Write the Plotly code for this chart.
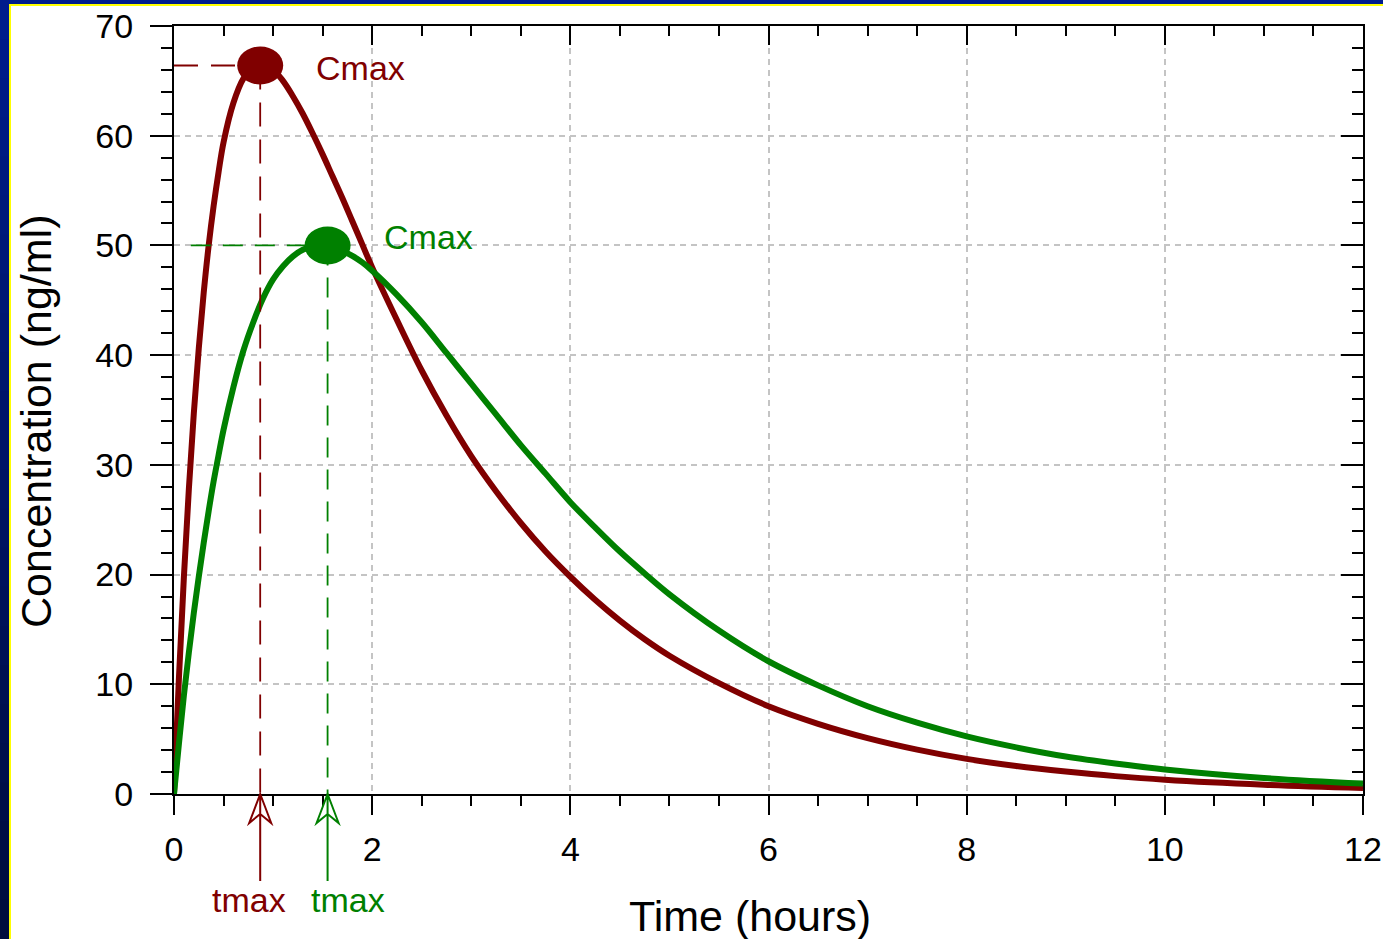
import plotly.graph_objects as go

# ---------------- data ----------------
time_h = [0, 0.05, 0.1, 0.15, 0.2, 0.25, 0.3, 0.35, 0.4, 0.45, 0.5, 0.6, 0.7, 0.8, 0.9, 1.0,
          1.1, 1.2, 1.3, 1.4, 1.5, 1.6, 1.7, 1.8, 1.9, 2.0, 2.25, 2.5, 2.75, 3.0, 3.25, 3.5,
          3.75, 4.0, 4.25, 4.5, 4.75, 5.0, 5.5, 6.0, 6.5, 7.0, 7.5, 8.0, 8.5, 9.0, 9.5,
          10.0, 11.0, 12.0]
conc_red = [0, 10.6, 19.8, 27.8, 34.7, 40.6, 45.7, 50.0, 53.6, 56.7, 59.4, 63.0, 65.2, 66.2, 66.4, 66.0,
            65.0, 63.6, 62.0, 60.2, 58.3, 56.3, 54.3, 52.2, 50.1, 48.0, 43.2, 38.6, 34.5, 30.8, 27.6, 24.7,
            22.1, 19.8, 17.7, 15.8, 14.1, 12.6, 10.1, 8.0, 6.4, 5.1, 4.05, 3.2, 2.55, 2.05, 1.63,
            1.3, 0.85, 0.55]
conc_green = [0, 4.6, 9.0, 12.9, 16.5, 19.8, 22.9, 25.8, 28.5, 30.9, 33.2, 37.1, 40.4, 43.0, 45.2, 46.9,
              48.1, 49.0, 49.6, 49.9, 50.0, 49.85, 49.5, 49.05, 48.45, 47.7, 45.5, 43.0, 40.2, 37.4, 34.6, 31.8,
              29.2, 26.6, 24.3, 22.1, 20.1, 18.2, 14.9, 12.1, 9.9, 8.0, 6.5, 5.25, 4.25, 3.42, 2.78,
              2.24, 1.46, 0.95]

tmax_vals = [0.87, 1.55]
cmax_vals = [66.4, 50.0]
guide_start = [0.0, 0.17]
series_colors = ["#800000", "#008000"]
peak_label = "Cmax"
time_label = "tmax"
x_title = "Time (hours)"
y_title = "Concentration (ng/ml)"

# ---------------- layout geometry ----------------
W, H = 1383, 939
ML, MR, MT, MB = 174, 20, 26, 145
PW, PH = W - ML - MR, H - MT - MB
FONT = "Arial, Liberation Sans, sans-serif"


def px_x(px):
    return (px - ML) / PW


def px_y(py):
    return (H - MB - py) / PH


fig = go.Figure()

# curves
for conc, col in zip([conc_red, conc_green], series_colors):
    fig.add_trace(go.Scatter(x=time_h, y=conc, mode="lines",
                             line=dict(color=col, width=6, shape="spline", smoothing=1.0),
                             hoverinfo="skip", showlegend=False))

# dashed guide lines
dashes = ["24px,13px", "20px,12px"]
for tm, cm, st, col, dsh in zip(tmax_vals, cmax_vals, guide_start, series_colors, dashes):
    fig.add_trace(go.Scatter(x=[st, tm], y=[cm, cm], mode="lines",
                             line=dict(color=col, width=1.8, dash=dsh),
                             hoverinfo="skip", showlegend=False))
    fig.add_trace(go.Scatter(x=[tm, tm], y=[cm, 0], mode="lines",
                             line=dict(color=col, width=1.8, dash=dsh),
                             hoverinfo="skip", showlegend=False))

# dummy trace for the mirrored (inside-tick) axes
fig.add_trace(go.Scatter(x=[time_h[0]], y=[conc_red[0]], mode="markers",
                         marker=dict(opacity=0), xaxis="x2", yaxis="y2",
                         hoverinfo="skip", showlegend=False))

shapes = []
for tm, cm, col in zip(tmax_vals, cmax_vals, series_colors):
    # peak ellipse
    shapes.append(dict(type="circle", xref="x", yref="y", xsizemode="pixel", ysizemode="pixel",
                       xanchor=tm, yanchor=cm, x0=-23, x1=23, y0=-19, y1=19,
                       fillcolor=col, line=dict(color=col, width=0), layer="above"))
    # open arrow pointing up at tmax on the time axis (bottom of the plot area)
    shapes.append(dict(type="path", xref="x", yref="paper", xsizemode="pixel", ysizemode="pixel",
                       xanchor=tm, yanchor=0,
                       path="M0,0 L0,-87 M-11,-29 L0,0 L11,-29 L0,-20 Z",
                       line=dict(color=col, width=2), fillcolor="rgba(0,0,0,0)", layer="above"))

# slide frame decoration (blue band + yellow rule)
n_bands = 24
c_top = (0, 28, 140)
c_bot = (0, 12, 62)
for i in range(n_bands):
    f = i / (n_bands - 1)
    col = "rgb(%d,%d,%d)" % tuple(round(a + (b - a) * f) for a, b in zip(c_top, c_bot))
    y_a = H * i / n_bands
    y_b = H * (i + 1) / n_bands + 1
    shapes.append(dict(type="rect", xref="paper", yref="paper", x0=px_x(0), x1=px_x(9),
                       y0=px_y(y_b), y1=px_y(y_a), fillcolor=col, line=dict(width=0), layer="above"))
shapes.append(dict(type="rect", xref="paper", yref="paper", x0=px_x(0), x1=px_x(W),
                   y0=px_y(4), y1=px_y(0), fillcolor="rgb(0,28,140)", line=dict(width=0), layer="above"))
shapes.append(dict(type="rect", xref="paper", yref="paper", x0=px_x(9), x1=px_x(11),
                   y0=px_y(H), y1=px_y(4), fillcolor="#ffff00", line=dict(width=0), layer="above"))
shapes.append(dict(type="rect", xref="paper", yref="paper", x0=px_x(9), x1=px_x(W),
                   y0=px_y(6), y1=px_y(4), fillcolor="#ffff00", line=dict(width=0), layer="above"))

annotations = []
cmax_yshift = [-2, 8]
tlab_xshift = [-11, 20]
for tm, cm, col, ys, xs in zip(tmax_vals, cmax_vals, series_colors, cmax_yshift, tlab_xshift):
    annotations.append(dict(x=tm, y=cm, xref="x", yref="y", text=peak_label, showarrow=False,
                            xanchor="left", yanchor="middle", xshift=54, yshift=ys,
                            font=dict(family=FONT, size=34, color=col)))
    annotations.append(dict(x=tm, y=0, xref="x", yref="y", text=time_label, showarrow=False,
                            xanchor="center", yanchor="middle", xshift=xs, yshift=-106,
                            font=dict(family=FONT, size=34, color=col)))

annotations.append(dict(x=px_x(750), y=px_y(916), xref="paper", yref="paper", text=x_title,
                        showarrow=False, xanchor="center", yanchor="middle",
                        font=dict(family=FONT, size=43, color="black")))
annotations.append(dict(x=px_x(36), y=px_y(422), xref="paper", yref="paper", text=y_title,
                        showarrow=False, xanchor="center", yanchor="middle", textangle=-90,
                        font=dict(family=FONT, size=43, color="black")))

grid_common = dict(showgrid=True, gridcolor="#c4c4c4", gridwidth=1.5, griddash="6px,5px")
tick_font = dict(family=FONT, size=34, color="black")

fig.update_layout(
    width=W, height=H, autosize=False,
    margin=dict(l=ML, r=MR, t=MT, b=MB, pad=0, autoexpand=False),
    paper_bgcolor="white", plot_bgcolor="white",
    showlegend=False,
    shapes=shapes, annotations=annotations,
    xaxis=dict(range=[0, 12], tick0=0, dtick=2, ticks="outside", ticklen=19, tickwidth=2,
               tickcolor="black", showline=True, linewidth=2, linecolor="black", zeroline=False,
               tickfont=tick_font, ticklabelstandoff=5, automargin=False,
               minor=dict(ticks="outside", dtick=0.5, ticklen=10, tickwidth=2, tickcolor="black",
                          showgrid=False),
               **grid_common),
    yaxis=dict(range=[0, 70], tick0=0, dtick=10, ticks="outside", ticklen=22, tickwidth=2,
               tickcolor="black", showline=True, linewidth=2, linecolor="black", zeroline=False,
               tickfont=tick_font, ticklabelstandoff=10, automargin=False,
               minor=dict(ticks="outside", dtick=2, ticklen=11, tickwidth=2, tickcolor="black",
                          showgrid=False),
               **grid_common),
    xaxis2=dict(range=[0, 12], overlaying="x", side="top", anchor="y", tick0=0, dtick=2,
                ticks="inside", ticklen=19, tickwidth=2, tickcolor="black", automargin=False,
                showline=True, linewidth=2, linecolor="black", showticklabels=False,
                showgrid=False, zeroline=False,
                minor=dict(ticks="inside", dtick=0.5, ticklen=10, tickwidth=2, tickcolor="black")),
    yaxis2=dict(range=[0, 70], overlaying="y", side="right", anchor="x", tick0=0, dtick=10,
                ticks="inside", ticklen=22, tickwidth=2, tickcolor="black", automargin=False,
                showline=True, linewidth=2, linecolor="black", showticklabels=False,
                showgrid=False, zeroline=False,
                minor=dict(ticks="inside", dtick=2, ticklen=11, tickwidth=2, tickcolor="black")),
)

fig.write_html("out.html")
━━━━━━
The problem. Repeat the lines above, starting at the first and stopping after the line that holds "import plotly.graph_objects as go", with the pictures left out.

The result.
Write the Plotly code for this chart.
import plotly.graph_objects as go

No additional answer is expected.